TEKEL's privatization plan will be submitted to the High
Privatization Council in a short time."
4. (SBU) The IMF doesn't yet have the details of the planned
TL 4 quadrillion in new fiscal savings, per IMF resrep. He
believes the measures are not actually "savings," but rather
temporary delays of expenditures such as public investment
projects, designed to generate cash now, with an eye towards
the Treasury's April 9 and May 21 debt redemptions. Resrep
will meet with MinState Babacan on evening of March 25 to
discuss a work plan for finalizing the LOI and the Fourth
Review prior actions. Resrep will brief us on March 26.

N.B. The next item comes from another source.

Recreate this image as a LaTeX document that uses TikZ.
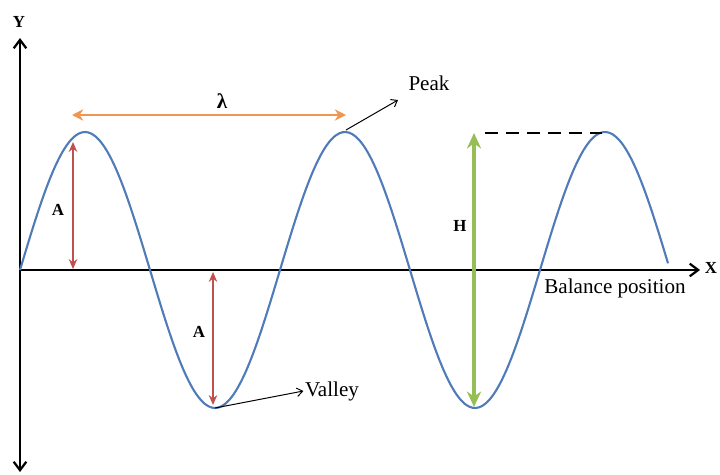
\documentclass[tikz,border=0pt]{standalone}
\usepackage{fontspec}
\setmainfont{Liberation Serif}
\usetikzlibrary{arrows.meta}

\definecolor{waveblue}{RGB}{79,123,184}
\definecolor{ampred}{RGB}{192,80,77}
\definecolor{lamorange}{RGB}{240,150,80}
\definecolor{hgreen}{RGB}{150,190,85}

\begin{document}
\begin{tikzpicture}[
    x=0.025cm, y=-0.025cm, % pixel grid, y pointing down
    axis/.style={line width=2pt, -{Straight Barb[length=6pt,width=9pt,line width=1.6pt]}},
    wave/.style={waveblue, line width=1.5pt},
    ampline/.style={ampred, line width=1.4pt, {Stealth[length=7pt,width=6pt]}-{Stealth[length=7pt,width=6pt]}},
    lamline/.style={lamorange, line width=2pt, {Stealth[length=8pt,width=8pt]}-{Stealth[length=8pt,width=8pt]}},
    hline/.style={hgreen, line width=2.6pt, {Stealth[length=11pt,width=10pt]}-{Stealth[length=11pt,width=10pt]}},
    pointer/.style={line width=0.7pt, -{Straight Barb[length=4pt,width=6pt]}},
    lbl/.style={font=\fontsize{15}{17}\selectfont, inner sep=1pt},
    sym/.style={font=\fontsize{12}{14}\selectfont\bfseries, inner sep=1pt},
    axlbl/.style={font=\fontsize{12}{14}\selectfont\bfseries, inner sep=1pt}
]
  \useasboundingbox (0,0) rectangle (720,474);

  % axes
  \coordinate (o) at (20,270);
  \coordinate (ytop) at (20,38);
  \coordinate (ybot) at (20,472);
  \coordinate (xend) at (700,270);
  \draw[axis] (o) -- (ytop);
  \draw[axis] (o) -- (ybot);
  \draw[axis] (o) -- (xend);
  \node[axlbl] (ylab) at (19,22) {Y};
  \node[axlbl] (xlab) at (711,268) {X};

  % the wave
  \draw[wave] plot[domain=20:668, samples=200, smooth] (\x, {270-138*sin((\x-20)/260*360)});

  % peaks and valleys
  \coordinate (peak1) at (85,132);
  \coordinate (valley1) at (215,408);
  \coordinate (peak2) at (346,130);
  \coordinate (valley2) at (475,408);
  \coordinate (peak3) at (605,132);

  % amplitude
  \coordinate (a1top) at (73,142);
  \coordinate (a1bot) at (73,269);
  \draw[ampline] (a1top) -- (a1bot);
  \node[sym] (alab1) at (58,210) {A};
  \coordinate (a2top) at (213,272);
  \coordinate (a2bot) at (213,405);
  \draw[ampline] (a2top) -- (a2bot);
  \node[sym] (alab2) at (199,332) {A};

  % wavelength
  \coordinate (l1) at (72,115);
  \coordinate (l2) at (346,115);
  \draw[lamline] (l1) -- (l2);
  \node[font=\bfseries\fontsize{15}{17}\selectfont] (lamlab) at (222,101) {λ};

  % height
  \coordinate (htop) at (474,133);
  \coordinate (hbot) at (474,407);
  \draw[hline] (htop) -- (hbot);
  \node[sym] (hlab) at (460,226) {H};
  \coordinate (dashstart) at (485,133);
  \coordinate (dashend) at (602,133);
  \draw[line width=1.4pt, dash pattern=on 9pt off 6pt] (dashstart) -- (dashend);

  % labels with pointers
  \node[lbl] (peaklab) at (429,83) {Peak};
  \coordinate (peaktip) at (398,100);
  \draw[pointer] (peak2) -- (peaktip);
  \node[lbl] (valleylab) at (332,391) {Valley};
  \draw[pointer] (valley1) -- (valleylab.west);
  \node[lbl] (ballab) at (615,288) {Balance position};
\end{tikzpicture}
\end{document}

Continuing Concerns with Lack of Foreign Currency Liquidity
5. (SBU) The latest vulnerability in Turkish banks lies in
the declining value of their Turkish Eurobond holdings,
following a large-scale foreign investor sell-off in this
market. Turkish banks need such foreign exchange assets to
match their foreign exchange deposits (at least 55 percent of
Turkish bank deposits are in F/X). According to Barclay's
Bank trader Matt Vogel, Turkish banks are currently borrowing
an estimated $3 billion from foreign banks in short-term
"repo" transactions (which use Turkish Eurobonds as
collateral, and have an average loan maturity of 3 months).
Vogel's estimate is based on demand by Turkish banks for
repos loans with Barclay's, and Barclay's requirement that
such banks disclose their other outstanding repo borrowing.
6. (SBU) The vulnerability lies in the sharply declining
value of these loans' collateral, the Turkish Eurobond, which
has lost about 10 percent of its value in past week and
nearly 20 percent in past month. This decline has triggered
margin calls among some repo lenders, which Vogel estimates
to total about $300 million. Thus, he told us, Disbank (a
medium size bank without a large deposit base) has been
buying dollars to meet margin calls. Vogel speculates that
Isbank is doing the same.
7. (SBU) Comment: Turkish banks' $3 billion exposure in the
Eurobond repo market is not technically a "foreign exchange
open position" because Turkish banks are not generally using
these loans to buy lira T-bills, but rather to fund their
Eurobond investments. Thus the banks are not technically
"short" F/X because they have F/X denominated Eurobonds.
But the problem is their Turkish Eurobonds are losing value
(despite a slight increase today), and this will directly
affect their ability to roll-over F/X-denominated debt in the
local market in June. We are seeking the June local debt
redemption dates and amounts and will provide septel.